As she speaks, Crisp fiddles with the sleeves of her metallic gold topcoat. It rustles as she shifts her body and moves her legs delicately on the wide couch on which she's perched. Her Manhattan apartment feels like a museum dedicated to her own youth. It's decorated mostly by headshots and "cheesecake" prints of a big-eyed, black bikini-clad Tracey. In various boxes scattered throughout her home, she keeps a meticulously curated collection of newspaper clippings and posters featuring her face, accompanied by a few family photos and illustrations of horses and dogs here and there on surrounding shelves.

All photos by Darragh Dandurand

In her early 20s, Tracey worked as a secretary, "filing mail and typing notes," as she describes it. She had never considered modeling until a friend suggested it, and she quickly gained a modest degree of success. At age 22, she landed her first three supporting roles in motion pictures: The Projected Man, The Sandwich Man, and Press for Time, preparing her for what she dreamed would launch a fruitful career. Her perky, undeniably British accent does nothing to hide her disappointment when she says, blankly, "I try not to, but I have so many regrets."


Tracey begins leafing through unburied photo negatives, large-scale headshots, and scribble-covered manuscript pages, letting them all pile up on the coffee table before her. With a perfectly manicured blue nail, she points to one of the largest images: a slightly yellowed advertisement for Casino Royale from 1967. Her name is billed on the original poster about three-quarters of the way down.

While Tracey was working on Casino Royale, the original James Bond series comedy, she says a high-profile executive known for directing and producing several Hollywood classics began paying her unwanted attention. Time and again, she continues, she found herself singled out among the numerous women that paraded on set each day; the executive made it a routine of inviting Crisp on long drives after the shoots wrapped, took her out to dinner, and eventually invited her to his private home on a holiday weekend between location changes. "I still think that, if I had gone, he would have made me the leading lady in his next film," she says.

Sexual harassment like this was rampant, Crisp says, but it was normalized at the time. "People are speaking up now," she explains. "It didn't used to be like this. I don't even know how many times I got a pat on my bum, told I have a nice ass, kissed on set, groped at a dinner, pushed up on a wall, tried to be seduced."

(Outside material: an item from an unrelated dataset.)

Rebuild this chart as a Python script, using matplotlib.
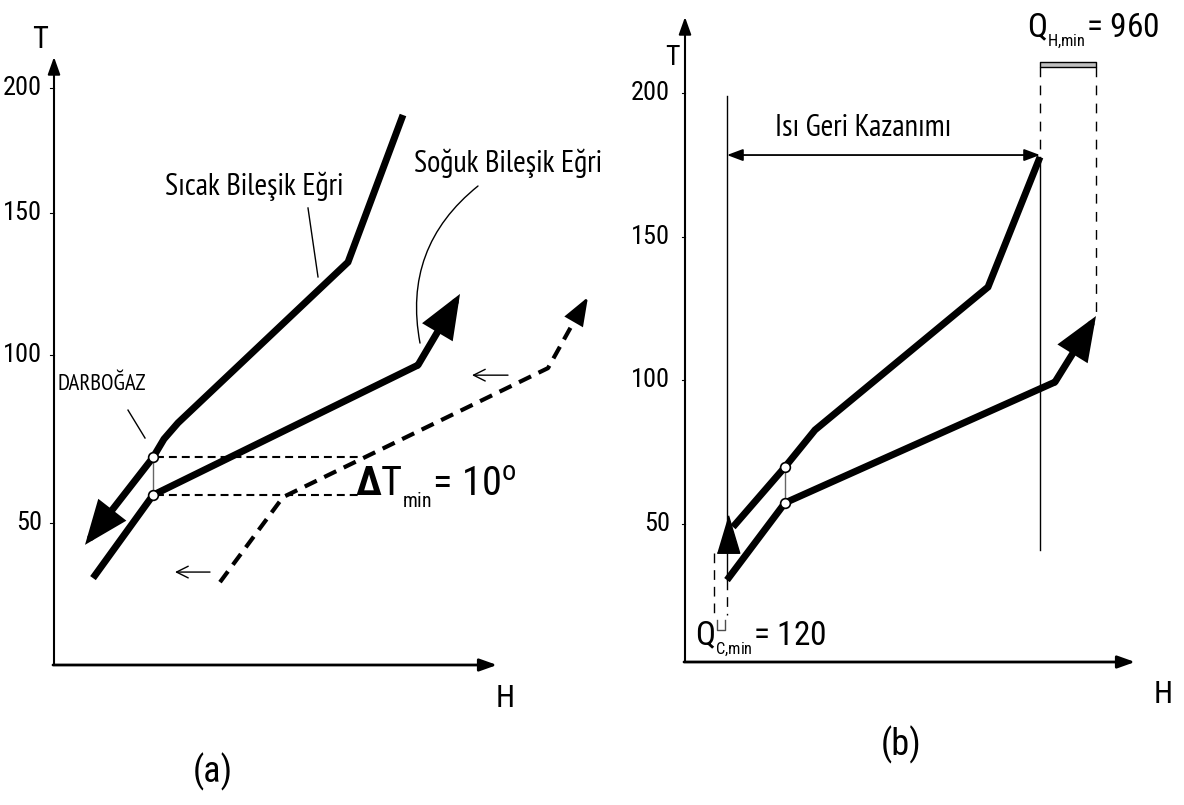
import numpy as np
import matplotlib
matplotlib.use("Agg")
import matplotlib.pyplot as plt

# fonts: narrow Arial-like for numbers/axis letters, Calibri-like for the captions
ARIAL = ["Roboto Condensed", "DejaVu Sans"]
CALIBRI = ["PT Sans Narrow", "Carlito", "DejaVu Sans"]
plt.rcParams["mathtext.fontset"] = "custom"
plt.rcParams["mathtext.rm"] = "Roboto Condensed"
plt.rcParams["mathtext.it"] = "Roboto Condensed"
plt.rcParams["mathtext.bf"] = "Roboto Condensed:bold"

# ---------------- data (H in drawing units, T in degrees) ----------------
t_ticks = [50, 100, 150, 200]
t_labels = ["50", "100", "150", "200"]

# panel (a)
hot_a_H = [349, 294, 124, 110, 99]
hot_a_T = [189.2, 132.7, 79.8, 75.0, 69.5]
hot_a_tip = (31, 43.5)
cold_a_H = [39, 99, 364]
cold_a_T = [33.6, 58.3, 97.0]
cold_a_tip = (406, 121.5)
shift_a_H = [166, 229, 494, 523]
shift_a_T = [32.4, 57.7, 96.1, 113.7]
shift_a_tip = (534, 120.4)
pinch_a_H = 99
pinch_a_T = [69.5, 58.3]
dtmin_end_H = 306

# panel (b)
hot_b_H = [355, 303, 130, 100, 48]
hot_b_T = [177.7, 132.4, 82.6, 69.7, 48.8]
hot_b_head = (43, 46.5)
cold_b_H = [42, 100, 370]
cold_b_T = [30.3, 57.2, 99.3]
cold_b_tip = (411, 122.3)
pinch_b_H = 100
pinch_b_T = [69.7, 57.2]
qc_H = [29, 42]        # Q_C,min = 120 band
qh_H = [355, 411]      # Q_H,min = 960 band
recovery_H = [42, 355]
recovery_T = 178.4

# panel (a) temperature axis is drawn unevenly in the original
a_ref_T = [-50, 0, 50, 100, 150, 200, 250]
a_ref_px = np.array([859, 691, 523, 355, 213, 88, -37])


def fwd(t):
    return np.interp(t, a_ref_T, -a_ref_px)


def inv(u):
    return np.interp(u, -a_ref_px, a_ref_T)


W, H = 1184, 805
fig = plt.figure(figsize=(W / 100, H / 100), dpi=100)
fig.patch.set_facecolor("white")

ax_a = fig.add_axes([54 / W, (H - 665) / H, 443 / W, (665 - 57) / H])
ax_a.set_yscale("function", functions=(fwd, inv))
ax_a.set_xlim(0, 443)
ax_a.set_ylim(7.74, 212.4)

ax_b = fig.add_axes([685 / W, (H - 662) / H, 450 / W, (662 - 17) / H])
ax_b.set_xlim(0, 450)
ax_b.set_ylim(1.75, 226.5)

for ax in (ax_a, ax_b):
    ax.axis("off")

thick = dict(color="black", lw=5, solid_joinstyle="miter", solid_capstyle="butt", clip_on=False)
thin = dict(color="black", lw=1, clip_on=False)
cap = dict(family=CALIBRI)
ring = dict(ms=7, mfc="white", mec="black", mew=1.2, clip_on=False, zorder=6)


def head(ax, tail, tip, size=24, lw=5, hl=0.95, hw=0.38):
    ax.annotate("", xy=tip, xytext=tail, annotation_clip=False,
                arrowprops=dict(arrowstyle=f"-|>,head_length={hl},head_width={hw}",
                                color="black", lw=lw, mutation_scale=size,
                                shrinkA=0, shrinkB=0, joinstyle="miter"))


def axes_arrows(ax, xmax, ymin, ymax):
    style = "-|>,head_length=0.7,head_width=0.25"
    ax.annotate("", xy=(0, ymax), xytext=(0, ymin), annotation_clip=False,
                arrowprops=dict(arrowstyle=style, color="black", lw=1.5,
                                mutation_scale=15, shrinkA=0, shrinkB=0))
    ax.annotate("", xy=(xmax, ymin), xytext=(-1, ymin), annotation_clip=False,
                arrowprops=dict(arrowstyle=style, color="black", lw=2,
                                mutation_scale=15, shrinkA=0, shrinkB=0))


# ================= panel (a) =================
axes_arrows(ax_a, 443, 7.74, 212.4)
for t, lab in zip(t_ticks, t_labels):
    ax_a.plot([-4, 0], [t, t], color="black", lw=0.8, clip_on=False)
    ax_a.text(-12, t, lab, ha="right", va="center", fontsize=19, family=ARIAL)
ax_a.text(-14, 219.2, "T", ha="center", va="center", fontsize=22, family=ARIAL)
ax_a.text(451, -2.1, "H", ha="center", va="center", fontsize=22, family=ARIAL)
ax_a.text(159, -24.1, "(a)", ha="center", va="center", fontsize=26, family=ARIAL)

# hot composite
ax_a.plot(hot_a_H, hot_a_T, **thick)
head(ax_a, (hot_a_H[-1], hot_a_T[-1]), hot_a_tip)
# cold composite
ax_a.plot(cold_a_H, cold_a_T, **thick)
head(ax_a, (cold_a_H[-1], cold_a_T[-1]), cold_a_tip)
# shifted cold composite (dashed)
ax_a.plot(shift_a_H, shift_a_T, color="black", lw=3, dashes=(3.2, 2.0), clip_on=False)
head(ax_a, (shift_a_H[-1], shift_a_T[-1]), shift_a_tip, size=14, lw=2, hl=1.2, hw=0.45)

# dT_min construction
for t in pinch_a_T:
    ax_a.plot([pinch_a_H + 3, dtmin_end_H], [t, t], color="black", lw=1.5,
              dashes=(3.8, 2.4), clip_on=False)
ax_a.plot([pinch_a_H, pinch_a_H], pinch_a_T, color="0.4", lw=1, clip_on=False, zorder=5)
ax_a.plot([pinch_a_H] * 2, pinch_a_T, "o", **ring)

# small direction arrows
for (x0, x1, t) in [(156, 121, 35.4), (454, 418, 94.0)]:
    ax_a.annotate("", xy=(x1, t), xytext=(x0, t), annotation_clip=False,
                  arrowprops=dict(arrowstyle="->,head_length=0.6,head_width=0.3", color="black",
                                  lw=1, mutation_scale=14, shrinkA=0, shrinkB=0))

# labels
ax_a.text(200, 160.8, "Sıcak Bileşik Eğri", ha="center", va="center", fontsize=22, **cap)
ax_a.plot([254, 264], [152, 127.5], **thin)
ax_a.text(454, 170, "Soğuk Bileşik Eğri", ha="center", va="center", fontsize=22, **cap)
ax_a.annotate("", xy=(366, 104.2), xytext=(424, 160.8), annotation_clip=False,
              arrowprops=dict(arrowstyle="-", color="black", lw=1, shrinkA=0, shrinkB=0,
                              connectionstyle="arc3,rad=0.3"))
ax_a.text(48, 91.1, "DARBOĞAZ", ha="center", va="center", fontsize=16.5, **cap)
ax_a.plot([74, 91], [83.6, 75.3], **thin)

ax_a.text(301, 57.7, r"$\mathbf{\Delta}T_{_{min}}$= 10$^o$", ha="left", va="baseline",
          fontsize=29, family=ARIAL)

# ================= panel (b) =================
axes_arrows(ax_b, 450, 1.75, 226.5)
for t, lab in zip(t_ticks, t_labels):
    ax_b.plot([-3, 0], [t, t], color="black", lw=0.8, clip_on=False)
    ax_b.text(-15, t, lab, ha="right", va="center", fontsize=19, family=ARIAL)
ax_b.text(-13, 212.5, "T", ha="center", va="center", fontsize=20, family=ARIAL)
ax_b.text(478, -9.7, "H", ha="center", va="center", fontsize=22, family=ARIAL)
ax_b.text(216, -27.2, "(b)", ha="center", va="center", fontsize=26, family=ARIAL)

# guide lines
ax_b.plot([recovery_H[0]] * 2, [199.0, cold_b_T[0]], **thin)
ax_b.plot([qh_H[0]] * 2, [hot_b_T[0], 40.8], **thin)
ax_b.plot([qh_H[0]] * 2, [209.1, hot_b_T[0]], color="black", lw=1, dashes=(7, 6), clip_on=False)
ax_b.plot([qh_H[1]] * 2, [209.1, cold_b_tip[1] + 1], color="black", lw=1, dashes=(7, 6), clip_on=False)
ax_b.fill_between(qh_H, 209.1, 210.8, facecolor="0.75", edgecolor="black", lw=1, clip_on=False)
ax_b.plot([qc_H[0]] * 2, [39.7, 18.1], color="black", lw=1, dashes=(7, 5), clip_on=False)
ax_b.plot([qc_H[1]] * 2, [cold_b_T[0], 18.1], color="black", lw=1, dashes=(7, 5), clip_on=False)
ax_b.plot([qc_H[0] + 3, qc_H[0] + 3, qc_H[1] - 2, qc_H[1] - 2], [16.5, 12.9, 12.9, 16.5],
          color="0.3", lw=1, clip_on=False)

# heat recovery span
ax_b.annotate("", xy=(recovery_H[1], recovery_T), xytext=(recovery_H[0], recovery_T),
              annotation_clip=False,
              arrowprops=dict(arrowstyle="<|-|>,head_length=0.8,head_width=0.3", color="black",
                              lw=1.3, mutation_scale=12, shrinkA=0, shrinkB=0))
ax_b.text(178, 187.8, "Isı Geri Kazanımı", ha="center", va="center", fontsize=22, **cap)

# composites
ax_b.plot(hot_b_H, hot_b_T, **thick)
ax_b.plot(*hot_b_head, marker=[(-0.6, -1), (0.6, -1), (0, 1)], ms=27, color="black",
          clip_on=False)
ax_b.plot(cold_b_H, cold_b_T, **thick)
head(ax_b, (cold_b_H[-1], cold_b_T[-1]), cold_b_tip)
ax_b.plot([pinch_b_H, pinch_b_H], pinch_b_T, color="0.4", lw=1, clip_on=False, zorder=5)
ax_b.plot([pinch_b_H] * 2, pinch_b_T, "o", **ring)

# minimum utilities
ax_b.text(342, 219.2, r"$Q_{_{H{,}min}}$= 960", ha="left", va="baseline", fontsize=24, family=ARIAL)
ax_b.text(10, 7.3, r"$Q_{_{C{,}min}}$= 120", ha="left", va="baseline", fontsize=24, family=ARIAL)

fig.savefig("out.png", dpi=100, facecolor="white")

In her late 20s, Crisp got married, and then again, a decade later, shortly after her first husband died. After her first marriage, she never went back to school, never professionally pursued acting or modeling again, and eventually wound up moving into New York City a short while after the death of her second husband. She wishes she had done more in the arts, something she's hoping to remedy by writing on her debut book as a septuagenarian. She also recognizes that there is instructional value in her story: "I just want it better for women," she says earnestly. "We women need to stand for each other. Women need to stand up against the things holding other women down."